O título em questão permite também que se imagine ou suponha que o Baixinho tenha sido irônico, isto é, que de fato tenha pedido aos corruptos que o prendam, como se estivesse a desafiá-los ("Provem que o que digo é mentira e prendam-me").

Mas não é nada disso o que se lê na matéria (pessimamente intitulada, é bom que se repita). O que o Baixinho quer é simplesmente que os corruptos do futebol sejam presos. O que temos nesse caso, caro leitor, é um enésimo problema de regência, que, como se sabe, é a parte dos estudos linguísticos que se ocupa da relação entre as palavras ou orações. O substantivo "prisão" normalmente rege as preposições "a", "de" e "em", mas é óbvio que a opção por "a", "de" ou "em" pode determinar claras diferenças semânticas (de sentido).

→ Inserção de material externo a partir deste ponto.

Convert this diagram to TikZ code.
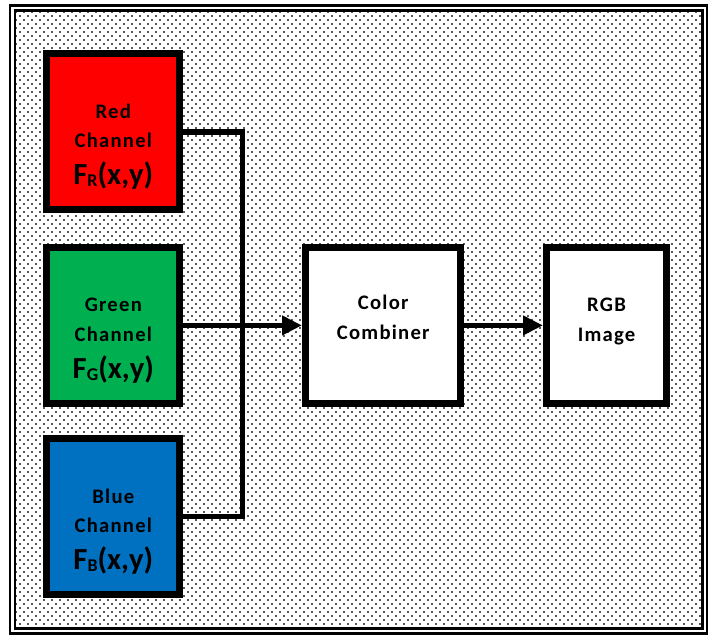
\documentclass[tikz,border=0pt]{standalone}
\usepackage{fontspec}
\setmainfont{Carlito}
\newfontfamily\boxfont{Carlito}[LetterSpace=6]
\definecolor{chanred}{RGB}{255, 0, 0}
\definecolor{changreen}{RGB}{0, 176, 80}
\definecolor{chanblue}{RGB}{0, 112, 192}
\usetikzlibrary{arrows.meta, positioning, patterns, calc}
\pgfdeclarepatternformonly{bgdots}{\pgfqpoint{-1pt}{-1pt}}{\pgfqpoint{5pt}{5pt}}{\pgfqpoint{6pt}{6pt}}{%
  \pgfpathrectangle{\pgfqpoint{-.7pt}{-.7pt}}{\pgfqpoint{1.4pt}{1.4pt}}%
  \pgfpathrectangle{\pgfqpoint{2.3pt}{2.3pt}}{\pgfqpoint{1.4pt}{1.4pt}}%
  \pgfusepath{fill}}
\newcommand{\chanfn}[1]{{\normalfont\bfseries\fontsize{23}{23}\selectfont F\raisebox{-1.5pt}{\fontsize{13.5}{13.5}\selectfont #1}(x,y)}}

\begin{document}
\begin{tikzpicture}[
      node distance=22pt,
      blk/.style={draw, line width=5.25pt, minimum height=117pt, inner sep=0pt},
      chan/.style={blk, minimum width=99.75pt},
      txt/.style={align=center, inner sep=0pt, font=\boxfont\bfseries\fontsize{15.5}{22}\selectfont},
      conn/.style={line width=4.2pt},
      arr/.style={conn, -{Triangle[length=15pt, width=14pt]}},
    ]
      \useasboundingbox (0,0) rectangle (531pt,-477pt);
      \draw[pattern=bgdots, pattern color=black!65, line width=1.9pt, double, double distance=1.7pt]
        (9.4pt,-6pt) rectangle (528.5pt,-473.3pt);

      \node[chan, fill=chanred] (red) at (85pt,-98.8pt) {};
      \node[chan, fill=changreen, below=23pt of red] (green) {};
      \node[chan, fill=chanblue, below=21pt of green] (blue) {};

      \node[blk, fill=white, minimum width=116.6pt, right=89pt of green] (comb) {};
      \node[blk, fill=white, minimum width=90pt, right=58.9pt of comb] (rgb) {};

      \node[txt] (redtxt) at ([yshift=-11.4pt]red.center) {Red\\Channel\\[5.75pt]\chanfn{R}};
      \node[txt] (greentxt) at ([yshift=-11.4pt]green.center) {Green\\Channel\\[5.75pt]\chanfn{G}};
      \node[txt] (bluetxt) at ([yshift=-11.4pt]blue.center) {Blue\\Channel\\[5.75pt]\chanfn{B}};
      \node[txt] (combtxt) at ([yshift=6pt]comb.center) {Color\\Combiner};
      \node[txt] (rgbtxt) at ([yshift=3pt]rgb.center) {RGB\\Image};

      \coordinate (jn) at ($(green.east)!.5!(comb.west)$);
      \draw[conn] (red.east) -| (jn) |- (blue.east);
      \draw[arr] (green.east) -- (comb.west);
      \draw[arr] (comb.east) -- (rgb.west);
    \end{tikzpicture}
\end{document}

Não se pode deixar de lado o peso do verbo "pedir" no título em questão. "Fulano pede ajuda à igreja", por exemplo, permite entender que Fulano pede à igreja que o ajude, mas também permite entender que Fulano acha que a igreja precisa de ajuda.

O fato é que a preposição "a" virou arroz de festa nos títulos jornalísticos. A falsa impressão de erudição que ela confere e o fato de ser formada por apenas uma letra (o que significa economia de espaço) acabaram dando a essa pobre preposição o falso valor de pau para toda obra. Não cabe o "para"? Lasca-se o "a", que nem sempre lhe é equivalente. O caso em questão é bizarro, porque a preposição adequada ("de") tem apensa uma letra a mais, ou seja, um toque a mais, como dizemos no jargão jornalístico. Aí entra o maldito piloto automático, que faz o redator empregar o "a" sem nem ao menos ler o resultado da "obra".

Antes que alguém pergunte, lá vão exemplos do uso do substantivo "prisão" com cada uma das três preposições citadas: "Essa sua prisão a dogmas infundados..."; "A prisão de Fulano causou..."; "A longa prisão em terra estrangeira deixou-o...".

Como sempre digo nas minhas palestras Brasil afora, nossos jornais e revistas quase sempre são escritos em português, mas a língua dos títulos às vezes é outra. Qual é? É o titulês, é claro. Essa "língua" muitas vezes é enigmática ou, pior, muito pretensiosa e falsamente erudita. É isso.